Y-FFC Net for 3D Reconstruction of Highly Reflective Surfaces
Xuwen Song, Lianpo Wang
Abstract
3D reconstruction plays a pivotal role in intelligent manufacturing, industrial inspection, and other fields. Fringe projection profilometry is a widely used 3D reconstruction method due to its high accuracy and noncontact nature. However, when fringe projection profilometry (FPP) is applied to reconstruct highly reflective surfaces, there are not only diffuse reflections, but also undesired specular reflections. Intense specular reflection destroys the sinusoidal characteristics of the fringe pattern, leading to a decrease in 3D reconstruction accuracy. Traditional methods, such as Multiple exposures method, require multiple redundant shots to obtain high-quality fringe patterns, which makes efficiency difficult to meet industrial measurement requirements. Inspired by the application of deep learning in 3D vision, this article proposes a Y-shaped fast Fourier convolutional network (Y-FFC) for high reflection removal to provide high-quality fringe patterns. The cosine characteristics of the grayscale gradient of the sinusoidal fringe pattern make the detection of nonsinusoidal regions more accurate in the gradient domain.
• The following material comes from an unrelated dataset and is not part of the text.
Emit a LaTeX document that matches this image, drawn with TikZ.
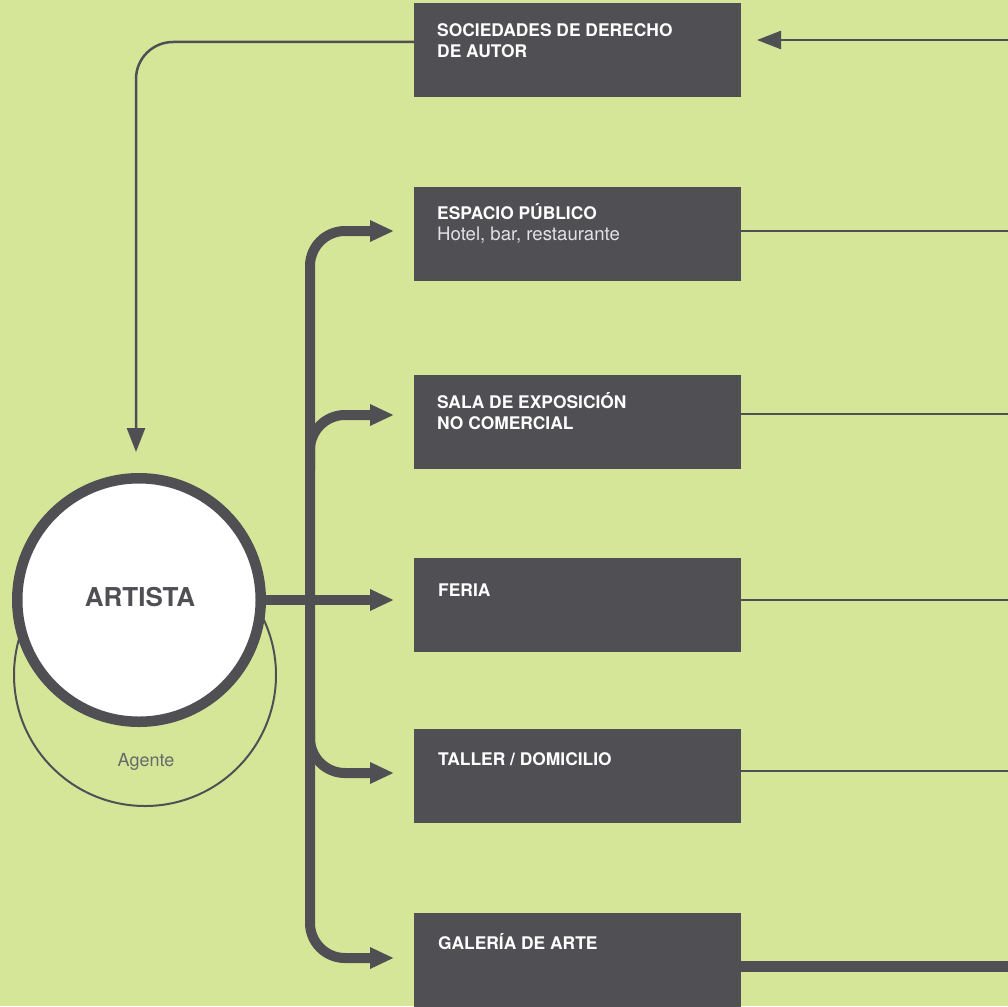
\documentclass[tikz,border=0pt]{standalone}
\usepackage{fontspec}
\setmainfont{TeX Gyre Heros}
\usetikzlibrary{arrows.meta}
\definecolor{bg}{RGB}{213,230,153}
\definecolor{dk}{RGB}{80,79,84}
\definecolor{lt}{RGB}{226,226,228}
\definecolor{ag}{RGB}{105,105,108}
\begin{document}
\begin{tikzpicture}[x=1pt,y=-1pt,
  box/.style={fill=dk,draw=none,minimum width=327pt,minimum height=94pt,inner sep=0pt,outer sep=0pt},
  ttl/.style={anchor=base west,inner sep=0pt,text=white,font=\fontsize{17.4}{21}\selectfont\bfseries},
  sub/.style={anchor=base west,inner sep=0pt,text=lt,font=\fontsize{18.6}{21}\selectfont},
  thinln/.style={draw=dk,line width=2.5pt},
  fatln/.style={draw=dk,line width=10pt},
  bigtip/.style={-{Triangle[length=24pt,width=20pt]}},
  smalltip/.style={-{Triangle[length=24pt,width=18pt]}},
]
\fill[bg] (0,0) rectangle (1008,1006);
\useasboundingbox (0,0) rectangle (1008,1006);

% boxes
\node[box] (b1) at (577.5,50) {};
\node[box] (b2) at (577.5,234) {};
\node[box] (b3) at (577.5,422) {};
\node[box] (b4) at (577.5,605) {};
\node[box] (b5) at (577.5,776) {};
\node[box] (b6) at (577.5,960) {};

% texts
\node[ttl] (t1a) at (437,36.5) {SOCIEDADES DE DERECHO};
\node[ttl] (t1b) at (437,58) {DE AUTOR};
\node[ttl] (t2a) at (437,219.5) {ESPACIO PÚBLICO};
\node[sub] (t2b) at (437,240.5) {Hotel, bar, restaurante};
\node[ttl] (t3a) at (437,408) {SALA DE EXPOSICIÓN};
\node[ttl] (t3b) at (437,429) {NO COMERCIAL};
\node[ttl] (t4a) at (438,596) {FERIA};
\node[ttl] (t5a) at (438,765) {TALLER / DOMICILIO};
\node[ttl] (t6a) at (438,949) {GALERÍA DE ARTE};

% circles
\node[circle,draw=dk,line width=2pt,minimum size=262pt,inner sep=0pt] (agc) at (145,675) {};
\node[text=ag,font=\fontsize{18}{20}\selectfont,inner sep=0pt] (agt) at (146,762) {Agente};
\node[circle,draw=dk,line width=10.5pt,fill=white,minimum size=243.5pt,inner sep=0pt] (art) at (139,600) {};
\node[text=dk,font=\fontsize{26}{30}\selectfont\bfseries,inner sep=0pt] (artt) at (140,597) {ARTISTA};

% arrow end coordinates
\coordinate (a2) at (394,231);
\coordinate (a3) at (394,415);
\coordinate (a4) at (394,600);
\coordinate (a5) at (394,773);
\coordinate (a6) at (394,958);
\coordinate (s3) at (310,470);
\coordinate (s5) at (310,720);

% trunk and branches
\draw[fatln,{Triangle[length=24pt,width=20pt]}-{Triangle[length=24pt,width=20pt]},rounded corners=35pt]
  (a2) -- (310,231) -- (310,958) -- (a6);
\draw[fatln,bigtip,rounded corners=35pt] (s3) |- (a3);
\draw[fatln,bigtip,rounded corners=35pt] (s5) |- (a5);
\draw[fatln,bigtip] (art.east) -- (a4);

% top connectors
\coordinate (r1) at (1008,40);
\coordinate (k1) at (757,40);
\coordinate (d1) at (136,452);
\draw[thinln,smalltip] (r1) -- (k1);
\draw[thinln,smalltip,rounded corners=37pt] ([yshift=8pt]b1.west) -| (d1);

% right connectors
\coordinate (r2) at (1008,231);
\coordinate (r3) at (1008,414);
\coordinate (r4) at (1008,600);
\coordinate (r5) at (1008,771);
\coordinate (r6) at (1008,966);
\draw[thinln] (b2.east |- r2) -- (r2);
\draw[thinln] (b3.east |- r3) -- (r3);
\draw[thinln] (b4.east |- r4) -- (r4);
\draw[thinln] (b5.east |- r5) -- (r5);
\draw[draw=dk,line width=11pt] (b6.east |- r6) -- (r6);
\end{tikzpicture}
\end{document}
In addition, the undesired specular reflection component is easier to distinguish and filter out in the frequency domain. Therefore, the design of Y-FFC fully considers the gradient and frequency information. Experimental results show that the introduction of gradient and frequency information is beneficial for high reflection removal, enabling the reconstruction of industrial workpieces with highly reflective surfaces without the need for additional shots. The mean absolute error for depth measurements of an aircraft blade with a depth of 30 mm was reduced from 0.1332 to 0.0041 mm.